The BRIC fund is being swallowed up by the Emerging Markets Equity Fund as part of Goldman Sachs’ efforts to “optimize” its assets and “eliminate overlapping products,” the New York-based bank said in the filing.
Instead of liquidating the fund, Goldman Sachs opted for the merger because it would give investors access to “a more diversified universe” of developing nations. The bank added that the emerging-market fund has outperformed in the one, three and five-year periods.
The BRIC fund lost 21 percent in the five years through Oct. 23, the last trading day before the merger. Its assets declined to US$98 million at the end of September after peaking at US$842 million in 2010, according to data compiled by Bloomberg.
In the decade following the creation of the BRIC moniker, the group surged as a global economic power, amassing 40 percent of the world’s foreign reserves. MSCI Inc’s BRIC Index returned 308 percent in the 10 years through 2010, compared with a 15 percent gain in the Standard & Poor’s 500 index.
While the four nations still account for more than one-fifth of the global economy, their growth prospects have dimmed. In a December 2011 report, then-Goldman Sachs head markets economist Dominic Wilson said the economic potential for BRICs probably peaked because of a smaller supply of new workers.

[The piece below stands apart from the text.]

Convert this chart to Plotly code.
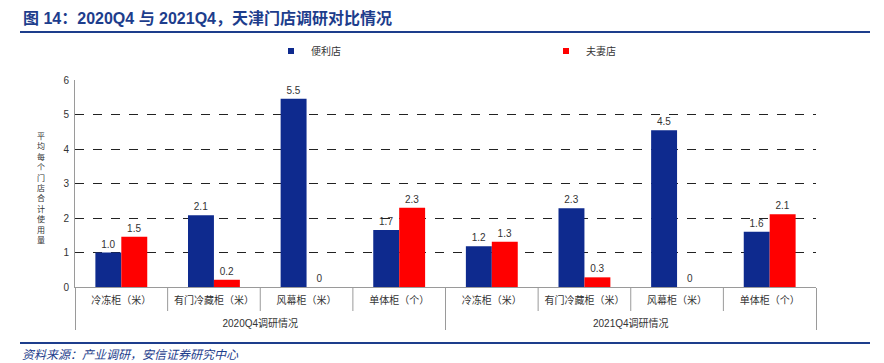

The predicament has become even more striking this year. Brazil is reeling from a corruption scandal and its worst recession in a quarter-century, while Russian companies are locked out of global capital markets because of international sanctions. In China, the government was caught off guard by a stock crash this year that wiped out US$5 trillion in market value. Even in India, where growth accelerated, Indian Prime Minister Narendra Modi is struggling to push through reforms.